Türkiye-Ermenistan ilişkilerinde normalleşmenin devamı büyük oranda Türkiye, Azerbaycan ve Ermenistan’ın bu süreçte izleyeceği yol haritasına bağlı olacak. Türkiye’nin sürecin Azerbaycan’la eşgüdüm halinde devam ettiğini ifade etmesi, Bakü’nün Erivan’la ilişkilerinin de sağlıklı şekilde yürümesi gerektiğini net olarak ortaya koyuyor. Bu da Bakü-Erivan ilişkilerinin Ankara-Erivan ilişkilerinde de kilit role sahip olduğunu gösteriyor.
Özellikle Türkiye-Ermenistan ilişkilerinde olduğu gibi Bakü-Erivan arasında da enerji ve ulaşım hatlarının büyük önemi bulunuyor. 14 Ocak'ta Paşinyan’ın Azerbaycan’la sınırda yer alan Yersakh-Merghri demiryollarının restorasyonu konusunda attığı adım bunun en belirgin kanıtı. Erivan yönetiminin hem Bakü hem de Ankara ile görüşmelerinin olumlu bir hava içinde sürdürmesi gerekiyor. Bu nedenle normalleşmenin tek bir ülke değil aslında tarafların tutumuna bağlı olduğunu, bu nedenle de “kırılgan” ya da “hassas” bir yapıya sahip olduğunu unutmamak gerekiyor.
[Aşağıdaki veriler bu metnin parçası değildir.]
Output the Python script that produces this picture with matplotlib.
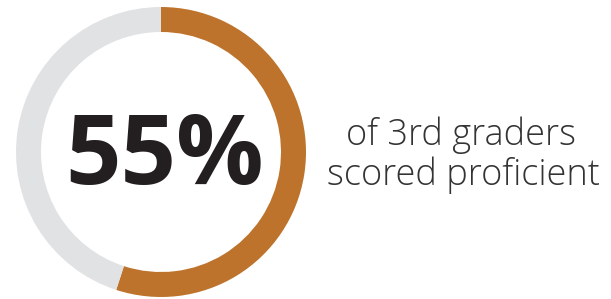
import matplotlib
matplotlib.use("Agg")
import matplotlib.pyplot as plt

# --- datos ---
proficient_pct = 55
slices = [proficient_pct, 100 - proficient_pct]
slice_colors = ['#bd732b', '#e1e2e4']
big_label = f"{proficient_pct}%"
caption_lines = ['of 3rd graders', 'scored proficient']

W, H, DPI = 611, 299, 100
fig = plt.figure(figsize=(W / DPI, H / DPI), dpi=DPI)
fig.patch.set_facecolor('white')

# donut (pixel box: centro 161,152 radio 145)
cx, cy, r = 161, 152, 145
ax_d = fig.add_axes([(cx - r) / W, (H - cy - r) / H, 2 * r / W, 2 * r / H])
ax_d.pie(slices, colors=slice_colors, startangle=90, counterclock=False,
         radius=1, wedgeprops=dict(width=25 / 145, linewidth=0))
ax_d.set_xlim(-1, 1)
ax_d.set_ylim(-1, 1)
ax_d.set_aspect('equal')
ax_d.axis('off')

# capa de texto en coordenadas de pixel
ax_t = fig.add_axes([0, 0, 1, 1])
ax_t.set_xlim(0, W)
ax_t.set_ylim(H, 0)
ax_t.axis('off')

ax_t.text(165, 184, big_label, ha='center', va='baseline', fontsize=70,
          fontfamily='Open Sans', fontweight='bold', color='#231f20')

ax_t.text(461, 145, caption_lines[0], ha='center', va='baseline', fontsize=26,
          fontfamily='Open Sans', fontweight='light', color='#333333')
ax_t.text(463, 185, caption_lines[1], ha='center', va='baseline', fontsize=26,
          fontfamily='Open Sans', fontweight='light', color='#333333')

fig.savefig('out.png', dpi=DPI, facecolor='white')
Türkiye’nin bu kez elinin daha güçlü olduğu aşikar. Çünkü yıllardır zaten ilişkilerin normalleşmesi için gerekli pek çok adımı atan taraf Türkiye oldu. Bu nedenle aracısız yeni dönemde bu kez taraflar barışa daha yakın. Öte yandan Karabağ sorununun büyük oranda çözülmüş olması dolayısıyla Türkiye, Güney Kafkasya’da bölgesel bir güç olarak daha görünür hale geldiği için bu hassas sürecin oldukça dikkatli bir şekilde sürdürülmesi gerekiyor. Bu noktada Türkiye’nin normalleşme konusunda izleyeceği yol haritası, bölgesel ve küresel anlamda stratejik ve jeopolitik bir öneme sahip.
Üçüncü aktörler
İlişkilerin normalleşmesi konusunda resmi yetkililer kadar gayrı resmi veya özel kuruluşlara da büyük bir görev düşüyor. Özellikle medyanın kullandığı dil ve üslubun gözden geçirilmesi, her iki taraf için de faydalı olacaktır. Ayrıca sürece STK’lar, üniversiteler ve sivillerin de dahil edilmesi, normalleşme üzerinde olumlu bir etki yaratacaktır.
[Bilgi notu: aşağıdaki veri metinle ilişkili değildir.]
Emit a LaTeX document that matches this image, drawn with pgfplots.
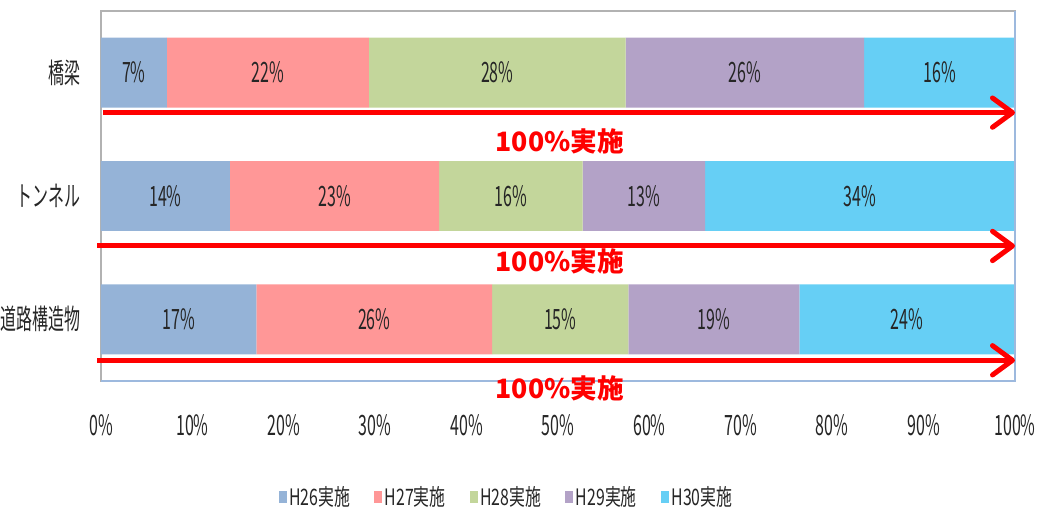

Örneğin, her iki ülke iş adamlarının sınırın açılmasıyla bölgesel iş birliği konularında ne tür adımlar atabileceklerine dair sivil bazı inisiyatifler veya projeler üretmeleri de sürece katkı sağlayabilir. Benzer şekilde akademisyen, araştırmacı, gazeteci vb. kuruluşlar arasındaki temasın sağlanması için bazı değişim programları da hayata geçirilebilir. Kısacası iki taraf arasında ne kadar çok resmi ve gayrı resmi temas sağlanırsa, süreç o kadar hızlı ilerleyecektir. Bu kez daha önceki denemelerde olduğu gibi bir başarısızlığın yaşanmaması için her iki tarafın da görüşmelere büyük özen göstermesi, sürecin sağlıklı ilerlemesi için oldukça önemli.
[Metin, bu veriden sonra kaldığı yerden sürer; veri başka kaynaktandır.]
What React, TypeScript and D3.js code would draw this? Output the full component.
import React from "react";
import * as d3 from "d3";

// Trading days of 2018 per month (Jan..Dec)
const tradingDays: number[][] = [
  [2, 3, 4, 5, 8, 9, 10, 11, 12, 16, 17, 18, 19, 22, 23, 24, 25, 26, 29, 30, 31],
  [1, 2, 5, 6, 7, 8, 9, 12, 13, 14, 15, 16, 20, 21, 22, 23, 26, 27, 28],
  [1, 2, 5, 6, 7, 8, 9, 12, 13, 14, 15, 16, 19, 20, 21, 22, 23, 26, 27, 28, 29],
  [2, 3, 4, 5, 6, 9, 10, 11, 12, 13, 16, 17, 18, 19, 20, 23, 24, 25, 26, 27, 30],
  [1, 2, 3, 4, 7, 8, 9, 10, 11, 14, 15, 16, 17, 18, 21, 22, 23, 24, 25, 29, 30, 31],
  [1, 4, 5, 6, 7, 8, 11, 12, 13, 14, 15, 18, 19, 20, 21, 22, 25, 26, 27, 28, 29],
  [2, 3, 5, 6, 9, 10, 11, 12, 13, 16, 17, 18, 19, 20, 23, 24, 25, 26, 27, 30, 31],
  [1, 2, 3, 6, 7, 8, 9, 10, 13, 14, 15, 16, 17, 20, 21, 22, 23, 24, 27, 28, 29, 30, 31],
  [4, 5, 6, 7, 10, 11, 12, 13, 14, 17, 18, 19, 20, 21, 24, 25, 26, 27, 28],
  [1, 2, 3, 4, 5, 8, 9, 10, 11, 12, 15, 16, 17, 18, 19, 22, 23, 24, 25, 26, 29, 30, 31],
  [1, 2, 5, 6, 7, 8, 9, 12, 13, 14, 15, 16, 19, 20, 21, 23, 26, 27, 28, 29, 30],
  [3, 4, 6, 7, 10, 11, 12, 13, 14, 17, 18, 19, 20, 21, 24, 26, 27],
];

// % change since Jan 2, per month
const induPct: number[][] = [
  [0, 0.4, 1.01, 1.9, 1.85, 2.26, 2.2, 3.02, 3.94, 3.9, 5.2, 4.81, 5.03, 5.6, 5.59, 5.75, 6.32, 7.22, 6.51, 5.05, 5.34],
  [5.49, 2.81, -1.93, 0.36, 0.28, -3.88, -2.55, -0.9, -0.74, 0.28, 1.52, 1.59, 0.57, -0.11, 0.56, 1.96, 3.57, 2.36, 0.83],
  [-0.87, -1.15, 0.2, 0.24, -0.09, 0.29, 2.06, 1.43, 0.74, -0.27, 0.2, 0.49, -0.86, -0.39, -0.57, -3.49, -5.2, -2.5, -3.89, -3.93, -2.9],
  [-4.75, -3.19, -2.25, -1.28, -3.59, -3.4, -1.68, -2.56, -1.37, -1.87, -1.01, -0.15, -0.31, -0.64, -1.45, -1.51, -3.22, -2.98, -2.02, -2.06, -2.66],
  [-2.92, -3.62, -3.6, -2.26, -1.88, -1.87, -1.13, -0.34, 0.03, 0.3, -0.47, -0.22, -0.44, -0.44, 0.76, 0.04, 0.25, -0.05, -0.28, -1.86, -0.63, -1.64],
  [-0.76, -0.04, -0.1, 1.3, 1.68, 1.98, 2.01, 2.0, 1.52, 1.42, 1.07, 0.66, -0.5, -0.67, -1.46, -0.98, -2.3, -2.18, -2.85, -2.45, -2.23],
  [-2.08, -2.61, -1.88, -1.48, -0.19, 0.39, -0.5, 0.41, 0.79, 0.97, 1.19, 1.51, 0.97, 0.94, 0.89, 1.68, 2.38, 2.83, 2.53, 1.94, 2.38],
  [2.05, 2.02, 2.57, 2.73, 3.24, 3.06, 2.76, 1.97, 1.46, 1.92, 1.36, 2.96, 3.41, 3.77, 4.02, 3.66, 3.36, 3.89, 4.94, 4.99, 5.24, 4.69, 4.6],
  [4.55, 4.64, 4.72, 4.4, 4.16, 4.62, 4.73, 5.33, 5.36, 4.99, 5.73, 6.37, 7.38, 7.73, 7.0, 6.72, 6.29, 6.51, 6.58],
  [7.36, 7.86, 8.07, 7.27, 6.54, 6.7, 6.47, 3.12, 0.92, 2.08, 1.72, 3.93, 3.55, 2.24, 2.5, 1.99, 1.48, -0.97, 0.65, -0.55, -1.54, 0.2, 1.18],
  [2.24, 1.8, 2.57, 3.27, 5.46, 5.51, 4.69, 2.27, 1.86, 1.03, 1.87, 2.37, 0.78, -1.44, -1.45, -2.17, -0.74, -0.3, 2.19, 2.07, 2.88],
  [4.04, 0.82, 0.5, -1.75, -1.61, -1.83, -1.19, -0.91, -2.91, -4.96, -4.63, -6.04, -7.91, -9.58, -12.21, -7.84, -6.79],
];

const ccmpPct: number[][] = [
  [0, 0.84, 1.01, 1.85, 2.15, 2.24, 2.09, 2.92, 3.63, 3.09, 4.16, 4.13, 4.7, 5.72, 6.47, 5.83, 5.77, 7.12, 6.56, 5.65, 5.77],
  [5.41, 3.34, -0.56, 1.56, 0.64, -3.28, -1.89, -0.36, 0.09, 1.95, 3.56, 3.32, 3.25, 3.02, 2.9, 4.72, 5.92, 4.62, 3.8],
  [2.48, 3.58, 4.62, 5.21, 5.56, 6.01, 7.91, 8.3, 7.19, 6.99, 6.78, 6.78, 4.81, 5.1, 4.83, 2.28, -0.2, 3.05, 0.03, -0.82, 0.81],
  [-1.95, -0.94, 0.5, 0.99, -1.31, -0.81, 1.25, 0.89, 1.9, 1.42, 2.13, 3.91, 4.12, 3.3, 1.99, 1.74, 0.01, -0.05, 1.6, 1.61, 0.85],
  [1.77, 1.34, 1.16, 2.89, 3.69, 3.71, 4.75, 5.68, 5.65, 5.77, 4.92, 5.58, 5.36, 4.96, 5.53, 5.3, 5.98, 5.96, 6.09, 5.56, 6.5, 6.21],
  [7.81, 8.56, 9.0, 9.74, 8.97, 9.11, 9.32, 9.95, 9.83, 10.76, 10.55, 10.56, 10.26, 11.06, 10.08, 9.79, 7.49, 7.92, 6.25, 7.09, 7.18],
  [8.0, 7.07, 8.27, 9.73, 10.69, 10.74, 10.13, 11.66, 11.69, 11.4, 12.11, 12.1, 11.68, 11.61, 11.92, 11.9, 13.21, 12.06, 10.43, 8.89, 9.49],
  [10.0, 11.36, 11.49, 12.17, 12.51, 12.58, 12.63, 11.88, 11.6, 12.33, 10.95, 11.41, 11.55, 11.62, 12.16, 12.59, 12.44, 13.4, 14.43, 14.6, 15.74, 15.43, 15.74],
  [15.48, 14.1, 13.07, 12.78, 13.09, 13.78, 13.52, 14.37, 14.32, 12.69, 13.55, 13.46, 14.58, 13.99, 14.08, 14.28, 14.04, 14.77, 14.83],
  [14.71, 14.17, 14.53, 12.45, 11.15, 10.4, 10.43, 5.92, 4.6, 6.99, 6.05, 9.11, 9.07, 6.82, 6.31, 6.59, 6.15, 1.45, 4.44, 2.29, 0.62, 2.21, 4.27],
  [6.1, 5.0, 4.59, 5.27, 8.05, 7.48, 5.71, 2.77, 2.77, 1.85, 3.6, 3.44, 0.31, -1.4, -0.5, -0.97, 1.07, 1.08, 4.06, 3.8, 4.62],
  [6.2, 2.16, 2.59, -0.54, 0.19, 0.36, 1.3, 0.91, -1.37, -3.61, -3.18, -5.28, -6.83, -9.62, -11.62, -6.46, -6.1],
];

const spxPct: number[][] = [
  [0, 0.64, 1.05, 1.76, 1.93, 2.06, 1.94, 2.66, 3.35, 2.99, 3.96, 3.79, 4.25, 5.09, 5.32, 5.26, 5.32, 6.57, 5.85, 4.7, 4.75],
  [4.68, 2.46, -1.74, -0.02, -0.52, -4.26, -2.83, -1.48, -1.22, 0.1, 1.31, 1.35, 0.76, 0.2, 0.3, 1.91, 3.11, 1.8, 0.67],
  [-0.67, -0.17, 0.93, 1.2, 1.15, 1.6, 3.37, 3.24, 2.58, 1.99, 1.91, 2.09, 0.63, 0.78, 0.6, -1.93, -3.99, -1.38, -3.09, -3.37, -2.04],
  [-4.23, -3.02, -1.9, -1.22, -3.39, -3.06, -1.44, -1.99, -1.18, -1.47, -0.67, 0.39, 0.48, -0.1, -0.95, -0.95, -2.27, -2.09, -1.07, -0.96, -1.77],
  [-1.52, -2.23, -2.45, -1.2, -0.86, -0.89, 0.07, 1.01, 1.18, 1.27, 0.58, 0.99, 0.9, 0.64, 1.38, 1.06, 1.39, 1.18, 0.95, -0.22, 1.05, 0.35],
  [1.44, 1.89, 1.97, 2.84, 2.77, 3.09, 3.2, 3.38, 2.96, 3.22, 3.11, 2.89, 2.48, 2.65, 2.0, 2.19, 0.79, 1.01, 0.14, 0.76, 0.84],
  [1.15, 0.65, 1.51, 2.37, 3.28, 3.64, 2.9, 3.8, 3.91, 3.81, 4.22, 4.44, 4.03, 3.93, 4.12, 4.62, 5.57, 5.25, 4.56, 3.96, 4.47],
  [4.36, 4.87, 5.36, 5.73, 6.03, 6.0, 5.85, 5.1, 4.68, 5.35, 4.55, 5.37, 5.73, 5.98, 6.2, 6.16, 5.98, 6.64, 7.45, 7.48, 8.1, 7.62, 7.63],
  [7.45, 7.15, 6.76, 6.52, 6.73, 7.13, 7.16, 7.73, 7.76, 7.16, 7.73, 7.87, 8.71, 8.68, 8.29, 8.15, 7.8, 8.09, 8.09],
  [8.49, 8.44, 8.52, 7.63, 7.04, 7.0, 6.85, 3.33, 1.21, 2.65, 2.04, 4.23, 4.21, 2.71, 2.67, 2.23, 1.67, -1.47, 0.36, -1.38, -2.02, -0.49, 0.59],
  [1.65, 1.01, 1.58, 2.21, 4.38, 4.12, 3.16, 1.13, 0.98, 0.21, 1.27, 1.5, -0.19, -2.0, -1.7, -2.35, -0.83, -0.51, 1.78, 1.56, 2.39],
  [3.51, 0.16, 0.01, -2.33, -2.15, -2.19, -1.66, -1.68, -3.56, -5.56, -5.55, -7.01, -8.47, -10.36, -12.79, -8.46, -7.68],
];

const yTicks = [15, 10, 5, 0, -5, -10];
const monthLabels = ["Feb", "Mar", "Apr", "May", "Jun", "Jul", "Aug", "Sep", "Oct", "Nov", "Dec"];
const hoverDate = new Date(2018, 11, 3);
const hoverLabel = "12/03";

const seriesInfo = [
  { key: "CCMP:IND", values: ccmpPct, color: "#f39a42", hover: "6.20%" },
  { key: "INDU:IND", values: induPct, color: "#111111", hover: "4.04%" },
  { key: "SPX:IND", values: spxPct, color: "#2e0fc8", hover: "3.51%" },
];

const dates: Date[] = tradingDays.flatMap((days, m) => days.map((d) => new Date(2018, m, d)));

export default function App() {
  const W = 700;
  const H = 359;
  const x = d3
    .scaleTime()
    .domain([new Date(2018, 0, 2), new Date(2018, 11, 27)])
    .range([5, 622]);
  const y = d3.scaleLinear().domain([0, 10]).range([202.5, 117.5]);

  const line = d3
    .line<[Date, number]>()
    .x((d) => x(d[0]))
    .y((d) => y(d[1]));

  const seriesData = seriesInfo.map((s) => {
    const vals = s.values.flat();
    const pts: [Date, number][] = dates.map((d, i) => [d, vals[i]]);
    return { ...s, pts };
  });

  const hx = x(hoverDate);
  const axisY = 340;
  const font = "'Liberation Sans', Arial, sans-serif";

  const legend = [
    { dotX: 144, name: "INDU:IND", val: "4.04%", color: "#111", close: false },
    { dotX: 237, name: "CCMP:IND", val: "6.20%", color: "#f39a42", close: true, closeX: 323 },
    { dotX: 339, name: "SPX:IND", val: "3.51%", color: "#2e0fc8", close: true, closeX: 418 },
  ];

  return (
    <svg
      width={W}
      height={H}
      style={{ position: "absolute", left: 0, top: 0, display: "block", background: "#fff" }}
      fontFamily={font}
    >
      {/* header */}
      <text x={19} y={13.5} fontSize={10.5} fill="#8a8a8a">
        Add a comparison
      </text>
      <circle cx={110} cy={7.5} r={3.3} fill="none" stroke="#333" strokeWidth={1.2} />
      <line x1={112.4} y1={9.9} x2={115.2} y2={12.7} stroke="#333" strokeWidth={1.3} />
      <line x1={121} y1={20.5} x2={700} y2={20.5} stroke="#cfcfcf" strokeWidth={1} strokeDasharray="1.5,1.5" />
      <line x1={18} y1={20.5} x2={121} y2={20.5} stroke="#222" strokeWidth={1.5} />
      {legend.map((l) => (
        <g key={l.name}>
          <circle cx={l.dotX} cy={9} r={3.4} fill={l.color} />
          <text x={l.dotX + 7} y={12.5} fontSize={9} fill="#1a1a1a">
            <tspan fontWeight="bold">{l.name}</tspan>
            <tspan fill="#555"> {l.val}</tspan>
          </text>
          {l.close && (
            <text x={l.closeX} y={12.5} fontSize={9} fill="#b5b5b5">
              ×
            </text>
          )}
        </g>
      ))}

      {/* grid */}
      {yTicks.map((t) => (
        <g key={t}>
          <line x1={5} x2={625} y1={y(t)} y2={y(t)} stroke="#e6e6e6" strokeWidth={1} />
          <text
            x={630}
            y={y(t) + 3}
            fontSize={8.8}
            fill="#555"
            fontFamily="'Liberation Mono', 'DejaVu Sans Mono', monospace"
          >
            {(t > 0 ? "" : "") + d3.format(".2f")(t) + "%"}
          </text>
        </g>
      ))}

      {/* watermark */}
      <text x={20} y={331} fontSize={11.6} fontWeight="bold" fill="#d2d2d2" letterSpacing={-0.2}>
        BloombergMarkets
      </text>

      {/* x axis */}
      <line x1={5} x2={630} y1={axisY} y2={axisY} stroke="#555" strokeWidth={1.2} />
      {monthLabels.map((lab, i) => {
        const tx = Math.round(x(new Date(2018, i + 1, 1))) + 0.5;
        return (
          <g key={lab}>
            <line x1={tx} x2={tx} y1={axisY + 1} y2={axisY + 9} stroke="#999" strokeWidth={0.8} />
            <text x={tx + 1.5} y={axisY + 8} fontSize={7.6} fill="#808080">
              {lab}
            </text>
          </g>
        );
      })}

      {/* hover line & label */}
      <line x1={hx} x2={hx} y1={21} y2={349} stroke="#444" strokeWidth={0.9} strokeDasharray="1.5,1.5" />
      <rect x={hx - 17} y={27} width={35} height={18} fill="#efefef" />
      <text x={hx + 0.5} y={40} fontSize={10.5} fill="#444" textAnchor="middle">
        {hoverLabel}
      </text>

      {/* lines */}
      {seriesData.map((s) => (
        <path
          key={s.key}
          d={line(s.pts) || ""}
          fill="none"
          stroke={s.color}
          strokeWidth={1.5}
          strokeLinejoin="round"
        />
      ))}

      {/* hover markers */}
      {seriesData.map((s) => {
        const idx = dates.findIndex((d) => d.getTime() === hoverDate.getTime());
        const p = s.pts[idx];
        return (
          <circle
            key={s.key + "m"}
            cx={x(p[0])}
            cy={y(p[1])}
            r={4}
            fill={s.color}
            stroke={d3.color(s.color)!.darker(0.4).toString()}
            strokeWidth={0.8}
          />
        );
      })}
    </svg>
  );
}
Nitekim uluslararası konjonktüre bakıldığında hem jeopolitik gelişmeler hem de Doğu ve Batı arasında giderek derinleşen kutuplaşma nedeniyle uluslararası aktörler de normalleşmeyi destekliyor görünmeye çalışıyor. Son dönemlerde Gürcistan, Ukrayna ve Kazakistan’da yaşanan gelişmeler bu iki kutup arasındaki mücadelenin bölge ülkelerini nasıl olumsuz etkilediğinin en belirgin kanıtı. Bu nedenle Doğu ve Batı'da yaşanan bu dolaylı çekişmenin normalleşme süreci üzerinde nasıl bir etki yaratacağını bizlere en iyi zaman gösterecektir. Mevcut durumda Türkiye ve Ermenistan barışa bu kez daha yakın olsa da dikkatli olmak ve uluslararası dinamikleri iyi analiz etmek gerekiyor.